> _MATERIAL PROVIDED_

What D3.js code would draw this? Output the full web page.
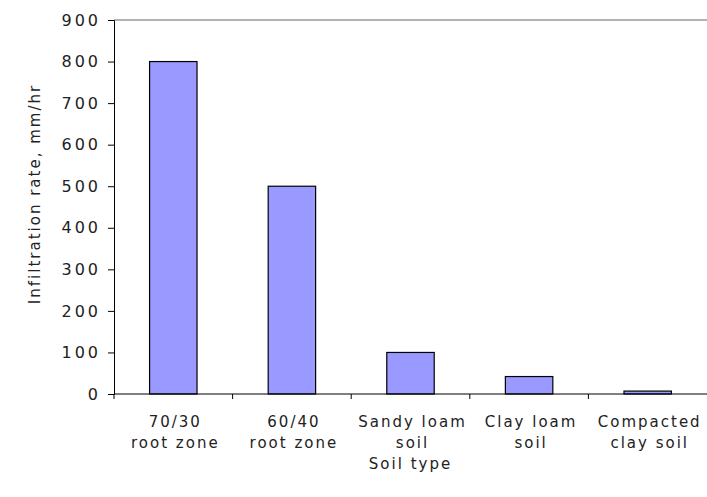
<!DOCTYPE html>
<html>
<head>
<meta charset="utf-8">
<script src="https://cdn.jsdelivr.net/npm/d3@7"></script>
<style>
  body { margin: 0; background: #fff; }
  text { font-family: "DejaVu Sans", sans-serif; font-size: 15px; letter-spacing: 2px; fill: #222; }
  .yaxis text { font-size: 16px; letter-spacing: 3px; }
</style>
</head>
<body>
<div id="chart"></div>
<script>
// soil categories, each label split on two lines like the original
const soilTypes = [
  ["70/30", "root zone"],
  ["60/40", "root zone"],
  ["Sandy loam", "soil"],
  ["Clay loam", "soil"],
  ["Compacted", "clay soil"]
];
const rates = [800, 500, 100, 42, 7];
const yTicks = [0, 100, 200, 300, 400, 500, 600, 700, 800, 900];
const yTitle = "Infiltration rate, mm/hr";
const xTitle = "Soil type";

const width = 707, height = 497;
const plotLeft = 114, plotRight = 707, plotTop = 20, plotBottom = 394;

const svg = d3.select("#chart").append("svg")
  .attr("width", width)
  .attr("height", height);

const x = d3.scaleBand()
  .domain(d3.range(soilTypes.length))
  .range([plotLeft, plotRight])
  .paddingInner(0.6)
  .paddingOuter(0.3);

const y = d3.scaleLinear()
  .domain([0, 900])
  .range([plotBottom, plotTop]);

// top border of plot area
svg.append("line")
  .attr("x1", plotLeft).attr("x2", plotRight)
  .attr("y1", y(900)).attr("y2", y(900))
  .attr("stroke", "#999").attr("stroke-width", 1.5);

// bars
svg.selectAll("rect.bar")
  .data(rates)
  .enter().append("rect")
  .attr("class", "bar")
  .attr("x", (d, i) => x(i))
  .attr("y", d => y(d))
  .attr("width", x.bandwidth())
  .attr("height", d => y(0) - y(d))
  .attr("fill", "#9999ff")
  .attr("stroke", "#000")
  .attr("stroke-width", 1.2);

// y axis
let yAxis = svg.append("g")
  .attr("class", "yaxis")
  .attr("transform", "translate(" + plotLeft + ",0)")
  .call(d3.axisLeft(y).tickValues(yTicks).tickSize(6).tickPadding(7));
yAxis.attr("font-family", null).attr("font-size", null);
yAxis.selectAll("text").attr("fill", "#222");
yAxis.select(".domain").attr("stroke", "#000");
yAxis.selectAll(".tick line").attr("stroke", "#000");

// x axis line + category boundary ticks
svg.append("line")
  .attr("x1", plotLeft).attr("x2", plotRight)
  .attr("y1", y(0)).attr("y2", y(0))
  .attr("stroke", "#000");

let bounds = d3.range(soilTypes.length).map(i => x(i) - x.step() * x.paddingOuter());
svg.selectAll("line.xtick")
  .data(bounds)
  .enter().append("line")
  .attr("class", "xtick")
  .attr("x1", d => d).attr("x2", d => d)
  .attr("y1", y(0)).attr("y2", y(0) + 5)
  .attr("stroke", "#000");

// category labels
let labels = svg.selectAll("text.cat")
  .data(soilTypes)
  .enter().append("text")
  .attr("class", "cat")
  .attr("text-anchor", "middle")
  .attr("transform", (d, i) => "translate(" + (x(i) + x.bandwidth() / 2 + 2) + "," + 427 + ")");

labels.selectAll("tspan")
  .data(d => d)
  .enter().append("tspan")
  .attr("x", 0)
  .attr("dy", (d, j) => j === 0 ? 0 : 21)
  .text(d => d);

// axis titles
svg.append("text")
  .attr("text-anchor", "middle")
  .attr("x", (plotLeft + plotRight) / 2)
  .attr("y", 469)
  .text(xTitle);

svg.append("text")
  .attr("text-anchor", "middle")
  .attr("transform", "translate(40,194) rotate(-90)")
  .text(yTitle);
</script>
</body>
</html>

> _YOUR INSTRUCTIONS_
Give every line back word for word and leave the pictures out.

> _CORRECT OUTPUT_
What D3.js code would draw this? Output the full web page.
<!DOCTYPE html>
<html>
<head>
<meta charset="utf-8">
<script src="https://cdn.jsdelivr.net/npm/d3@7"></script>
<style>
  body { margin: 0; background: #fff; }
  text { font-family: "DejaVu Sans", sans-serif; font-size: 15px; letter-spacing: 2px; fill: #222; }
  .yaxis text { font-size: 16px; letter-spacing: 3px; }
</style>
</head>
<body>
<div id="chart"></div>
<script>
// soil categories, each label split on two lines like the original
const soilTypes = [
  ["70/30", "root zone"],
  ["60/40", "root zone"],
  ["Sandy loam", "soil"],
  ["Clay loam", "soil"],
  ["Compacted", "clay soil"]
];
const rates = [800, 500, 100, 42, 7];
const yTicks = [0, 100, 200, 300, 400, 500, 600, 700, 800, 900];
const yTitle = "Infiltration rate, mm/hr";
const xTitle = "Soil type";

const width = 707, height = 497;
const plotLeft = 114, plotRight = 707, plotTop = 20, plotBottom = 394;

const svg = d3.select("#chart").append("svg")
  .attr("width", width)
  .attr("height", height);

const x = d3.scaleBand()
  .domain(d3.range(soilTypes.length))
  .range([plotLeft, plotRight])
  .paddingInner(0.6)
  .paddingOuter(0.3);

const y = d3.scaleLinear()
  .domain([0, 900])
  .range([plotBottom, plotTop]);

// top border of plot area
svg.append("line")
  .attr("x1", plotLeft).attr("x2", plotRight)
  .attr("y1", y(900)).attr("y2", y(900))
  .attr("stroke", "#999").attr("stroke-width", 1.5);

// bars
svg.selectAll("rect.bar")
  .data(rates)
  .enter().append("rect")
  .attr("class", "bar")
  .attr("x", (d, i) => x(i))
  .attr("y", d => y(d))
  .attr("width", x.bandwidth())
  .attr("height", d => y(0) - y(d))
  .attr("fill", "#9999ff")
  .attr("stroke", "#000")
  .attr("stroke-width", 1.2);

// y axis
let yAxis = svg.append("g")
  .attr("class", "yaxis")
  .attr("transform", "translate(" + plotLeft + ",0)")
  .call(d3.axisLeft(y).tickValues(yTicks).tickSize(6).tickPadding(7));
yAxis.attr("font-family", null).attr("font-size", null);
yAxis.selectAll("text").attr("fill", "#222");
yAxis.select(".domain").attr("stroke", "#000");
yAxis.selectAll(".tick line").attr("stroke", "#000");

// x axis line + category boundary ticks
svg.append("line")
  .attr("x1", plotLeft).attr("x2", plotRight)
  .attr("y1", y(0)).attr("y2", y(0))
  .attr("stroke", "#000");

let bounds = d3.range(soilTypes.length).map(i => x(i) - x.step() * x.paddingOuter());
svg.selectAll("line.xtick")
  .data(bounds)
  .enter().append("line")
  .attr("class", "xtick")
  .attr("x1", d => d).attr("x2", d => d)
  .attr("y1", y(0)).attr("y2", y(0) + 5)
  .attr("stroke", "#000");

// category labels
let labels = svg.selectAll("text.cat")
  .data(soilTypes)
  .enter().append("text")
  .attr("class", "cat")
  .attr("text-anchor", "middle")
  .attr("transform", (d, i) => "translate(" + (x(i) + x.bandwidth() / 2 + 2) + "," + 427 + ")");

labels.selectAll("tspan")
  .data(d => d)
  .enter().append("tspan")
  .attr("x", 0)
  .attr("dy", (d, j) => j === 0 ? 0 : 21)
  .text(d => d);

// axis titles
svg.append("text")
  .attr("text-anchor", "middle")
  .attr("x", (plotLeft + plotRight) / 2)
  .attr("y", 469)
  .text(xTitle);

svg.append("text")
  .attr("text-anchor", "middle")
  .attr("transform", "translate(40,194) rotate(-90)")
  .text(yTitle);
</script>
</body>
</html>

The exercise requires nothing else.